The grid's "supervisory control and data acquisition" (Scada) networks move the bits that control the power. Sensors and dedicated communications links feed information about the state of the grid to regional transmission authorities and utility control centers, and the latter control the switches. With real-time access to Scada networks in Ohio, utilities across the Northeast could, in principle, have seen the problem coming, and activated protective switches before the giant wave swept east to overpower them.
But utility Scada networks have evolved piecemeal over the decades, and regulators have recently pushed the physical interconnection of power lines far out ahead of the interconnection of the data networks, and the deployment of software systems to provide automated monitoring and control. As currently engineered, the grid moves megawatts of power much farther and faster than it moves megabits of vital information.
This creates a relatively cheap opportunity for fairly quick improvement. Scada hardware and engineering services—provided by GE, Siemens, Schneider Electric, Rockwell Automation and dozens of smaller vendors—generate some $3 billion per year in global revenues—pocket change compared with what's spent on the physical networks that Scada networks control. "Advances in Scada, telecom and computing provide us now with significant opportunities for technology solutions to manage the grid more reliably," says Van Wardlaw, vice president of Electric Systems Operations at the Tennessee Valley Authority. "They offer us some unique solutions that were not even available to use five or ten years ago."
Control networks have their vulnerabilities, too, of course.

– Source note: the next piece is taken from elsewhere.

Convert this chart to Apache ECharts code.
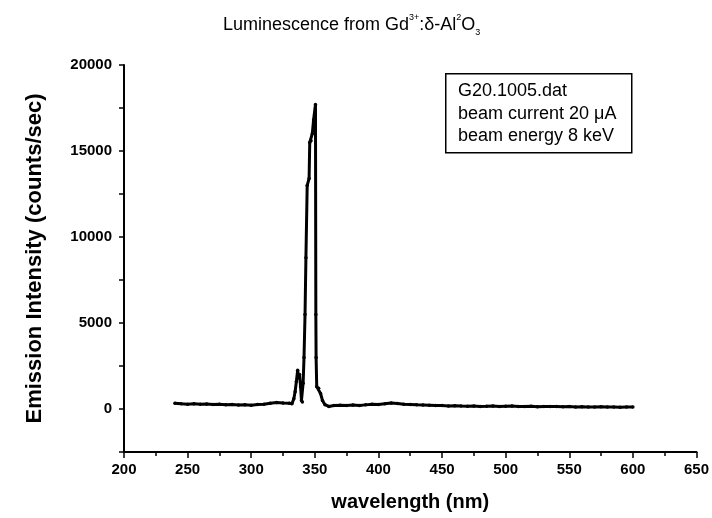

Utility Scada systems have reportedly been probed by al Qaeda terrorists, and cyberattacks against these systems have certainly been multiplying rapidly. Scada systems "have generally been designed and installed with little attention to security" and are "highly vulnerable to cyberattack," concludes a recent report by Sandia National Labs, the federal entity in charge of promoting Scada security. "[S]ecurity implementations are, in many cases, nonexistent or based on false premises." But keeping the grid's control networks disconnected and comparatively stupid only increases the vulnerability of the physical assets, which are far harder to protect.

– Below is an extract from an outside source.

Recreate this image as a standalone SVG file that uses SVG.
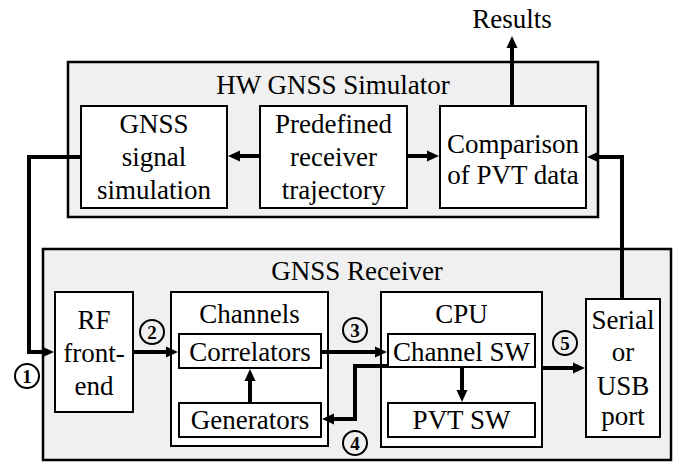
<svg xmlns="http://www.w3.org/2000/svg" width="678" height="463" viewBox="0 0 678 463">
  <defs>
    <style>
      .group { fill: #f0f0f0; stroke: #000; stroke-width: 2.5; }
      .block { fill: #fff; stroke: #000; stroke-width: 2; }
      .link { fill: none; stroke: #000; stroke-width: 4; stroke-linejoin: miter; marker-end: url(#head); }
      .tag circle { fill: none; stroke: #000; stroke-width: 2; }
    </style>
    <marker id="head" markerUnits="userSpaceOnUse" markerWidth="12" markerHeight="12" viewBox="0 0 12 12" refX="2" refY="6" orient="auto">
      <path d="M0,0.5 L12,6 L0,11.5 Z" fill="#000"/>
    </marker>
  </defs>

  <g font-family="Liberation Serif, serif" font-size="27" text-anchor="middle" fill="#000">
    <!-- HW GNSS Simulator -->
    <g id="simulator">
      <rect class="group" x="68" y="62" width="530" height="155"/>
      <text x="333" y="94">HW GNSS Simulator</text>
    </g>
    <g id="signal-simulation">
      <rect class="block" x="81" y="106" width="146" height="102"/>
      <text x="154" y="133">GNSS</text>
      <text x="154" y="166">signal</text>
      <text x="154" y="199">simulation</text>
    </g>
    <g id="trajectory">
      <rect class="block" x="260" y="106" width="147" height="102"/>
      <text x="333.5" y="133">Predefined</text>
      <text x="333.5" y="166">receiver</text>
      <text x="333.5" y="199">trajectory</text>
    </g>
    <g id="comparison">
      <rect class="block" x="440" y="106" width="146" height="102"/>
      <text x="513" y="153">Comparison</text>
      <text x="513" y="184">of PVT data</text>
    </g>
    <g id="results">
      <text x="512" y="28">Results</text>
    </g>

    <!-- GNSS Receiver -->
    <g id="receiver">
      <rect class="group" x="43" y="249" width="628" height="211"/>
      <text x="357" y="280">GNSS Receiver</text>
    </g>
    <g id="rf-frontend">
      <rect class="block" x="55" y="292" width="78" height="120"/>
      <text x="94" y="329">RF</text>
      <text x="94" y="362">front-</text>
      <text x="94" y="395">end</text>
    </g>
    <g id="channels">
      <rect class="block" x="171" y="292" width="157" height="154"/>
      <text x="249.5" y="323">Channels</text>
    </g>
    <g id="correlators">
      <rect class="block" x="179" y="334" width="142" height="34"/>
      <text x="250" y="361">Correlators</text>
    </g>
    <g id="generators">
      <rect class="block" x="179" y="403" width="142" height="34"/>
      <text x="250" y="429">Generators</text>
    </g>
    <g id="cpu">
      <rect class="block" x="381" y="292" width="161" height="155"/>
      <text x="461.5" y="323">CPU</text>
    </g>
    <g id="channel-sw">
      <rect class="block" x="388" y="334" width="147" height="33"/>
      <text x="461.5" y="361">Channel SW</text>
    </g>
    <g id="pvt-sw">
      <rect class="block" x="388" y="403" width="147" height="34"/>
      <text x="461.5" y="429">PVT SW</text>
    </g>
    <g id="serial-port">
      <rect class="block" x="586" y="299" width="74" height="138"/>
      <text x="623" y="329">Serial</text>
      <text x="623" y="361">or</text>
      <text x="623" y="395">USB</text>
      <text x="623" y="425">port</text>
    </g>

    <!-- Connectors -->
    <g id="connectors">
      <line class="link" x1="260" y1="156" x2="238" y2="156"/>
      <line class="link" x1="407" y1="156" x2="429" y2="156"/>
      <line class="link" x1="512" y1="106" x2="512" y2="46"/>
      <path class="link" d="M81,157 H29 V352 H44"/>
      <line class="link" x1="133" y1="352" x2="168" y2="352"/>
      <line class="link" x1="250" y1="403" x2="250" y2="379"/>
      <line class="link" x1="321" y1="352" x2="377" y2="352"/>
      <path class="link" d="M388,366 H355 V419 H332"/>
      <line class="link" x1="462" y1="367" x2="462" y2="392"/>
      <line class="link" x1="542" y1="368" x2="575" y2="368"/>
      <path class="link" d="M622,299 V157 H597"/>
    </g>

    <!-- Numbered test points -->
    <g id="tags" font-size="19" font-weight="bold">
      <g class="tag"><circle cx="27" cy="376" r="12"/><text x="27" y="383">1</text></g>
      <g class="tag"><circle cx="152" cy="332" r="12"/><text x="152" y="339">2</text></g>
      <g class="tag"><circle cx="355" cy="330" r="12"/><text x="355" y="337">3</text></g>
      <g class="tag"><circle cx="355" cy="443" r="12"/><text x="355" y="450">4</text></g>
      <g class="tag"><circle cx="565" cy="343" r="12"/><text x="565" y="350">5</text></g>
    </g>
  </g>
</svg>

Scada networks need more and better instrumentation, too, and much more advanced software for automated control. At present, the grid has far too few sensors to monitor current, voltage and line temperature in real time, along with the status of capacitors, transformer oil, insulators, switch contacts and hundreds of other variables needed to provide effective advance warning of meltdowns. On-site power networks in many factories are monitored far more closely, and make much more sophisticated use of predictive failure algorithms.
Then, finally, the grid needs more and better strategically placed gates. Roughly speaking, each utility, at present, is expected to protect all its neighbors from faults on its own grid. But with real-time access to regional information, utilities could and would take steps to protect their own grids from problems unfolding elsewhere.

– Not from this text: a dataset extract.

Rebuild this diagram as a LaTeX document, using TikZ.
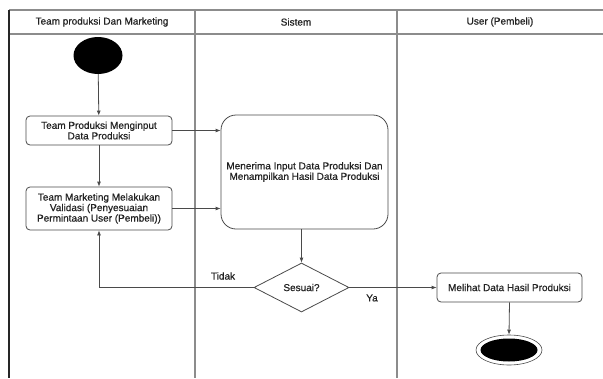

Almost all the grid's logic is currently provided by electromechanical switches. Ultrahigh-power silicon switches manufactured by companies like International Rectifier, Fairchild Semiconductor and Powerex (a GE-Mitsubishi joint venture) can now control power flows much faster, more precisely and more reliably. Cyberex (a Danaher business) and GE-Zenith Controls, for example, now build truck-size cabinets containing arrays of solid-state switches that can handle from several kilowatts to as much as 35 megawatts. These systems already play key roles in securing power supplies at military bases, airport control hubs and data and telecom centers. At ultrahigh-power levels—up to 100 megawatts—enormous custom-built arrays of solid-state switches are now being used to interconnect and isolate high-power transmission lines at about 50 grid-level interconnection points worldwide.
Meanwhile, the private sector has deployed 80 gigawatts of generating capacity—about 10% of the capacity that lights the grid—to back up (or substitute for) grid power. Another 3% to 5% of the public grid's capacity is backed up by arrays of batteries (and ancillary electronics) that cushion delicate equipment from electrical blips and supply power during blackouts ranging from minutes to hours. The bigger backup systems are controlled by local-area Scada networks of their own, as are all the electrically powered pumps and valves that control pipelines and industrial plants. New links between the private and public power-control networks would make it easier for private equipment to help relieve the pressure when the public grid gets dangerously overloaded.
With advanced control software, interconnected data networks and high-speed, high-power switches at key locations, the grid can become as smart as it is powerful. Power suppliers know where to put the software and the switches. Will they be given the economic incentive to do so?